Restate the full listing word for word and leave the pictures out.

• [Data shown]
------------------------------------------------

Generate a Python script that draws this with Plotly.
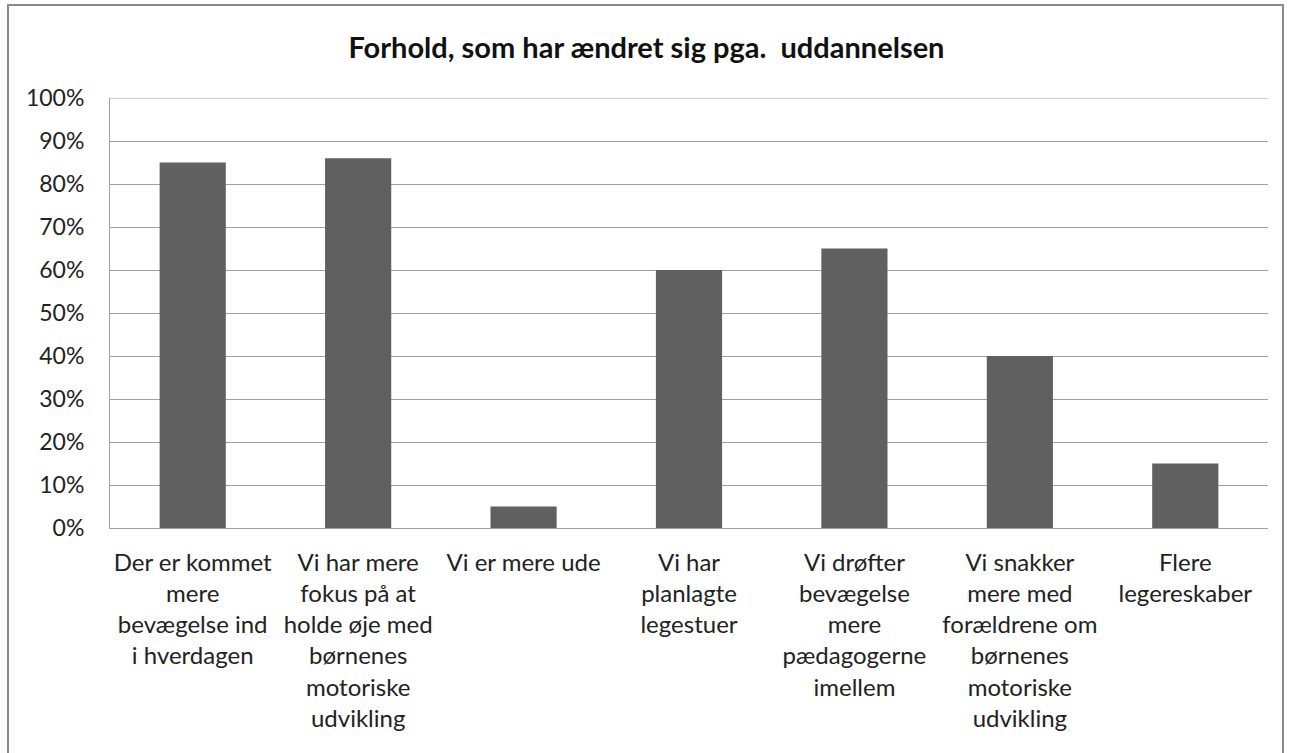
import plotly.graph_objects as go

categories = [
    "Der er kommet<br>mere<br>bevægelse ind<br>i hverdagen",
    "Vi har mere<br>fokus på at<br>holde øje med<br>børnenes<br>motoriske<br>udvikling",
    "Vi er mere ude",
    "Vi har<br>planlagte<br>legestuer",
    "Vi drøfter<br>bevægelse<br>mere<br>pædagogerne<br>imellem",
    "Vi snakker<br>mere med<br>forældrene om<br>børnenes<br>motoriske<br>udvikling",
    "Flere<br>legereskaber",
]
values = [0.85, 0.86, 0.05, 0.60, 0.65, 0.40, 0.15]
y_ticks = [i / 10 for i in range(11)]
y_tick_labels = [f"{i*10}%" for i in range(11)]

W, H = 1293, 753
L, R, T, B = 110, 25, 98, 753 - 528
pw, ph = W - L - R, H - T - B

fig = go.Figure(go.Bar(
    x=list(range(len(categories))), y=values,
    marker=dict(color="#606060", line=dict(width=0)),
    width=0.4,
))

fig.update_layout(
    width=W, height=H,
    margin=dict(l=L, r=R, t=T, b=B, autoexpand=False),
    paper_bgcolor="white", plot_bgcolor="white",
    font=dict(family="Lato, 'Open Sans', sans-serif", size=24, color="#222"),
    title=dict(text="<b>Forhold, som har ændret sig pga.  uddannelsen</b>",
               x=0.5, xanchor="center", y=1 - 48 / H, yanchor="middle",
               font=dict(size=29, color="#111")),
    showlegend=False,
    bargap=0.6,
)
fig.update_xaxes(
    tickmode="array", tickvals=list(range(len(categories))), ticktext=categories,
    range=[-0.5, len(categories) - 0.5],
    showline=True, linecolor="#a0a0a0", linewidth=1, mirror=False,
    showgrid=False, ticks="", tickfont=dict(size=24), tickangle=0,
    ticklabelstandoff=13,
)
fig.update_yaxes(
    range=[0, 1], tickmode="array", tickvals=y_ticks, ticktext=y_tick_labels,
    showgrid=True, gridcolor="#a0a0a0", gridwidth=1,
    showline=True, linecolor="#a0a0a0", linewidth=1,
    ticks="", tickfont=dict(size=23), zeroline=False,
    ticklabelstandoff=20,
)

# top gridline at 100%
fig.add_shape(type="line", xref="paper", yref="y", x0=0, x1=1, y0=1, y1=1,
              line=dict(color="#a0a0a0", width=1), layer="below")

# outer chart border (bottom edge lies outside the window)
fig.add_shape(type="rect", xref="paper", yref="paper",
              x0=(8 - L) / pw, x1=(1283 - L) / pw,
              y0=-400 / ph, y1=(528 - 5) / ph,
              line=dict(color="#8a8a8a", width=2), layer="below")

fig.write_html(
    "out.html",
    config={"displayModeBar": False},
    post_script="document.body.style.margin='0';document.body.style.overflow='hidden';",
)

------------------------------------------------

• [Output for this exercise]
Generate a Python script that draws this with Plotly.
import plotly.graph_objects as go

categories = [
    "Der er kommet<br>mere<br>bevægelse ind<br>i hverdagen",
    "Vi har mere<br>fokus på at<br>holde øje med<br>børnenes<br>motoriske<br>udvikling",
    "Vi er mere ude",
    "Vi har<br>planlagte<br>legestuer",
    "Vi drøfter<br>bevægelse<br>mere<br>pædagogerne<br>imellem",
    "Vi snakker<br>mere med<br>forældrene om<br>børnenes<br>motoriske<br>udvikling",
    "Flere<br>legereskaber",
]
values = [0.85, 0.86, 0.05, 0.60, 0.65, 0.40, 0.15]
y_ticks = [i / 10 for i in range(11)]
y_tick_labels = [f"{i*10}%" for i in range(11)]

W, H = 1293, 753
L, R, T, B = 110, 25, 98, 753 - 528
pw, ph = W - L - R, H - T - B

fig = go.Figure(go.Bar(
    x=list(range(len(categories))), y=values,
    marker=dict(color="#606060", line=dict(width=0)),
    width=0.4,
))

fig.update_layout(
    width=W, height=H,
    margin=dict(l=L, r=R, t=T, b=B, autoexpand=False),
    paper_bgcolor="white", plot_bgcolor="white",
    font=dict(family="Lato, 'Open Sans', sans-serif", size=24, color="#222"),
    title=dict(text="<b>Forhold, som har ændret sig pga.  uddannelsen</b>",
               x=0.5, xanchor="center", y=1 - 48 / H, yanchor="middle",
               font=dict(size=29, color="#111")),
    showlegend=False,
    bargap=0.6,
)
fig.update_xaxes(
    tickmode="array", tickvals=list(range(len(categories))), ticktext=categories,
    range=[-0.5, len(categories) - 0.5],
    showline=True, linecolor="#a0a0a0", linewidth=1, mirror=False,
    showgrid=False, ticks="", tickfont=dict(size=24), tickangle=0,
    ticklabelstandoff=13,
)
fig.update_yaxes(
    range=[0, 1], tickmode="array", tickvals=y_ticks, ticktext=y_tick_labels,
    showgrid=True, gridcolor="#a0a0a0", gridwidth=1,
    showline=True, linecolor="#a0a0a0", linewidth=1,
    ticks="", tickfont=dict(size=23), zeroline=False,
    ticklabelstandoff=20,
)

# top gridline at 100%
fig.add_shape(type="line", xref="paper", yref="y", x0=0, x1=1, y0=1, y1=1,
              line=dict(color="#a0a0a0", width=1), layer="below")

# outer chart border (bottom edge lies outside the window)
fig.add_shape(type="rect", xref="paper", yref="paper",
              x0=(8 - L) / pw, x1=(1283 - L) / pw,
              y0=-400 / ph, y1=(528 - 5) / ph,
              line=dict(color="#8a8a8a", width=2), layer="below")

fig.write_html(
    "out.html",
    config={"displayModeBar": False},
    post_script="document.body.style.margin='0';document.body.style.overflow='hidden';",
)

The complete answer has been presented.